◆ Recorded data

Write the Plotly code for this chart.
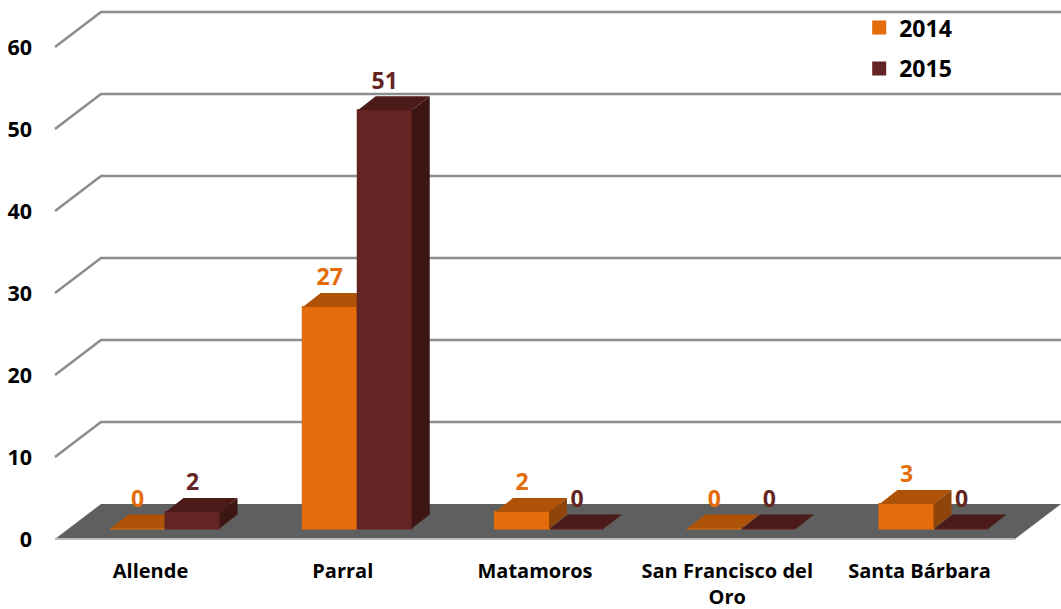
import plotly.graph_objects as go

categories = ["Allende", "Parral", "Matamoros", "San Francisco del<br>Oro", "Santa Bárbara"]
values_2014 = [0, 27, 2, 0, 3]
values_2015 = [2, 51, 0, 0, 0]
y_ticks = [0, 10, 20, 30, 40, 50, 60]

ORANGE, ORANGE_TOP, ORANGE_SIDE = "#E46C0A", "#AD5207", "#8F4507"
MAROON, MAROON_TOP, MAROON_SIDE = "#632523", "#4A1B19", "#3D1614"
FONT = "Open Sans"

# pixel geometry of the projection -> axis units
PX_X, PX_Y = 192.25, 8.2
BAR_W = 54 / PX_X
BAR_DX, BAR_DY = 18 / PX_X, 14 / PX_Y
BASE = 10.5 / PX_Y
WALL_DX, WALL_DY = 46 / PX_X, 35 / PX_Y
SHIFT = 15 / PX_X          # grouped bars' split sits right of the tick
LABEL_GAP = 2 / PX_Y
X0_PX = 150.5
x_rng = [(52 - X0_PX) / PX_X, (1061 - X0_PX) / PX_X]
y_rng = [-4 / PX_Y, 534 / PX_Y]
x_left = (55 - X0_PX) / PX_X
x_floor_right = (1015 - X0_PX) / PX_X


def faces(values, left_offset):
    top_x, top_y, side_x, side_y = [], [], [], []
    for i, v in enumerate(values):
        x0 = i + left_offset
        x1 = x0 + BAR_W
        y0, y1 = BASE, BASE + v
        top_x += [x0, x1, x1 + BAR_DX, x0 + BAR_DX, x0, None]
        top_y += [y1, y1, y1 + BAR_DY, y1 + BAR_DY, y1, None]
        side_x += [x1, x1 + BAR_DX, x1 + BAR_DX, x1, x1, None]
        side_y += [y0, y0 + BAR_DY, y1 + BAR_DY, y1, y0, None]
    return top_x, top_y, side_x, side_y


def poly(xs, ys, color, xa, ya):
    return go.Scatter(x=xs, y=ys, mode="lines", fill="toself", fillcolor=color,
                      line=dict(width=0, color=color), showlegend=False,
                      hoverinfo="skip", xaxis=xa, yaxis=ya)


idx = list(range(len(categories)))
fig = go.Figure()

off14, off15 = SHIFT - BAR_W - 1 / PX_X, SHIFT
fig.add_trace(go.Bar(x=idx, y=values_2014, base=BASE, width=BAR_W, offset=off14, name="2014",
                     marker=dict(color=ORANGE, line=dict(width=2, color=ORANGE)), legendgroup="a",
                     xaxis="x", yaxis="y"))
t = faces(values_2014, off14)
fig.add_trace(poly(t[0], t[1], ORANGE_TOP, "x", "y"))
fig.add_trace(poly(t[2], t[3], ORANGE_SIDE, "x", "y"))

fig.add_trace(go.Bar(x=idx, y=values_2015, base=BASE, width=BAR_W, offset=off15, name="2015",
                     marker=dict(color=MAROON, line=dict(width=2, color=MAROON)), legendgroup="b",
                     xaxis="x2", yaxis="y2"))
t = faces(values_2015, off15)
fig.add_trace(poly(t[0], t[1], MAROON_TOP, "x2", "y2"))
fig.add_trace(poly(t[2], t[3], MAROON_SIDE, "x2", "y2"))

for vals, off, col in [(values_2014, off14, ORANGE), (values_2015, off15, MAROON)]:
    fig.add_trace(go.Scatter(
        x=[i + off + BAR_W / 2 for i in idx],
        y=[BASE + v + BAR_DY + LABEL_GAP for v in vals],
        text=[str(v) for v in vals], mode="text", textposition="top center",
        textfont=dict(family=FONT, size=23, color=col, weight="bold"),
        showlegend=False, hoverinfo="skip", xaxis="x2", yaxis="y2"))

shapes = []
for v in y_ticks[1:]:
    shapes.append(dict(type="path", layer="below", xref="x", yref="y",
                       path=f"M{x_left},{v} L{x_left + WALL_DX},{v + WALL_DY} L{x_rng[1]},{v + WALL_DY}",
                       line=dict(color="#8C8C8C", width=2.5)))
shapes.append(dict(type="path", layer="below", xref="x", yref="y",
                   path=(f"M{x_left},0 L{x_left + WALL_DX},{WALL_DY} L{x_rng[1]},{WALL_DY} "
                         f"L{x_floor_right},0 Z"),
                   fillcolor="#5F5F5F", line=dict(width=0)))
shapes.append(dict(type="line", layer="below", xref="x", yref="y",
                   x0=x_left, x1=x_floor_right, y0=0, y1=0,
                   line=dict(color="#BDBDBD", width=2)))

fig.update_layout(
    width=1061, height=609, autosize=False,
    margin=dict(l=52, r=0, t=5, b=66),
    paper_bgcolor="white", plot_bgcolor="rgba(0,0,0,0)",
    barmode="overlay", shapes=shapes,
    font=dict(family=FONT, color="black"),
    xaxis=dict(range=x_rng, tickvals=idx, ticktext=categories, showgrid=False, zeroline=False,
               showline=False, ticks="", ticklabelstandoff=14,
               tickfont=dict(family=FONT, size=20, weight="bold", color="black")),
    yaxis=dict(range=y_rng, tickvals=y_ticks, showgrid=False, zeroline=False, showline=False,
               ticks="", ticklabelstandoff=19,
               tickfont=dict(family=FONT, size=21.5, weight="bold", color="black")),
    xaxis2=dict(range=x_rng, overlaying="x", visible=False),
    yaxis2=dict(range=y_rng, overlaying="y", visible=False),
    legend=dict(x=0.80, y=0.998, xanchor="left", yanchor="top", bgcolor="rgba(0,0,0,0)",
                tracegroupgap=8, font=dict(family=FONT, size=23, weight="bold", color="black"),
                itemclick=False, itemdoubleclick=False),
)
fig.write_html("out.html", config=dict(displayModeBar=False),
               post_script="document.body.style.margin='0';document.documentElement.style.overflow='hidden';")
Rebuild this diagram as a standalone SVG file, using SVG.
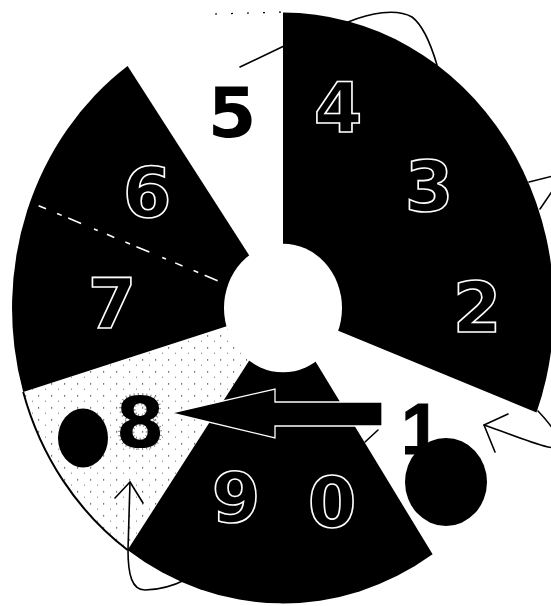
<svg xmlns="http://www.w3.org/2000/svg" width="551" height="606" viewBox="0 0 551 606">
<style>
.blk{fill:#000}
.wht{fill:#fff}
.out{font-family:"DejaVu Sans","Liberation Sans",sans-serif;font-weight:bold;font-size:70px;fill:#000;stroke:#fff;stroke-width:1.6px;text-anchor:middle}
.sol{font-family:"DejaVu Sans","Liberation Sans",sans-serif;font-weight:bold;font-size:70px;fill:#000;text-anchor:middle}
.ln{fill:none;stroke:#000;stroke-width:1.6;stroke-linecap:round;stroke-linejoin:round}
</style>
<defs>
<pattern id="speck" width="13" height="11" patternUnits="userSpaceOnUse">
<rect x="2" y="3" width="1.2" height="1.2" fill="#444"/>
<rect x="9" y="8" width="1" height="1" fill="#777"/>
</pattern>
</defs>
<rect width="551" height="606" fill="#fff"/>
<g id="disc" transform="translate(283,308) scale(1,1.09)">
<g id="sector-2-3-4"><path class="blk" d="M0,0 L0,-271 A271,271 0 0 1 253.5,95.8 Z"/></g>
<g id="sector-9-0"><path class="blk" d="M0,0 L149.6,226 A271,271 0 0 1 -155.4,222 Z"/></g>
<g id="sector-6-7"><path class="blk" d="M0,0 L-259.8,77 A271,271 0 0 1 -155.4,-222 Z"/>
<path d="M-65.4,-25.1 L-247.4,-95" fill="none" stroke="#fff" stroke-width="1.6" stroke-dasharray="14 7 5 12 8 10 4 14" vector-effect="non-scaling-stroke"/></g>
<g id="sector-8"><path fill="url(#speck)" d="M0,0 L-155.4,222 A271,271 0 0 1 -259.8,77 Z"/>
<path d="M-155.4,222 A271,271 0 0 1 -259.8,77" fill="none" stroke="#000" stroke-width="2" vector-effect="non-scaling-stroke"/></g>
<g id="hub"><circle class="wht" cx="0" cy="0" r="59"/></g>
</g>
<path d="M215,14 L283,12" fill="none" stroke="#000" stroke-width="1.2" stroke-dasharray="2 14"/>
<g id="labels">
<text id="n4" class="out" x="338" y="132">4</text>
<text id="n3" class="out" x="429" y="211">3</text>
<text id="n2" class="out" x="477" y="332">2</text>
<text id="n5" class="sol" x="232" y="137">5</text>
<text id="n6" class="out" x="147" y="217">6</text>
<text id="n7" class="out" x="112" y="328">7</text>
<text id="n8" class="sol" x="140" y="447" stroke="#888" stroke-width="4" stroke-dasharray="1 3" paint-order="stroke">8</text>
<text id="n9" class="out" x="236" y="522">9</text>
<text id="n0" class="out" x="332" y="527">0</text>
<text id="n1" x="421" y="454" font-family="Liberation Sans, sans-serif" font-weight="bold" font-size="72" text-anchor="middle" fill="#000" stroke="#000" stroke-width="1">1</text>
</g>
<g id="dots">
<ellipse id="dot-left" class="blk" cx="83" cy="438" rx="25" ry="29.5"/>
<ellipse id="dot-right" class="blk" cx="446" cy="482" rx="41" ry="44"/>
</g>
<g id="connectors">
<path id="big-arrow" d="M171,413 L275,389 L275,402 L382,402 L382,426 L275,426 L275,438 Z" fill="#000" stroke="#fff" stroke-width="1.3"/>
<path class="ln" d="M240,67 L284,46"/>
<path class="ln" d="M348,22 C370,13 396,8 412,17 C424,26 432,48 437,65"/>
<path class="ln" d="M529,182 L553,176"/>
<path class="ln" d="M540,209 L553,190"/>
<path class="ln" d="M538,411 C556,430 570,452 548,447 C528,442 505,432 484,425"/>
<path class="ln" d="M508,414 L484,425 L495,452"/>
<path class="ln" d="M365,442 L378,430"/>
<path class="ln" d="M130,482 L128,550 C128,575 132,590 145,590 C160,590 175,585 187,579"/>
<path class="ln" d="M115,498 L130,482 L143,503"/>
</g>
</svg>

◆ Given instruction
Set down the records above word for word, from the first line through the line containing "y_ticks = [0, 10, 20, 30, 40, 50, 60]", both included; leave out the pictures.

◆ Result below
Write the Plotly code for this chart.
import plotly.graph_objects as go

categories = ["Allende", "Parral", "Matamoros", "San Francisco del<br>Oro", "Santa Bárbara"]
values_2014 = [0, 27, 2, 0, 3]
values_2015 = [2, 51, 0, 0, 0]
y_ticks = [0, 10, 20, 30, 40, 50, 60]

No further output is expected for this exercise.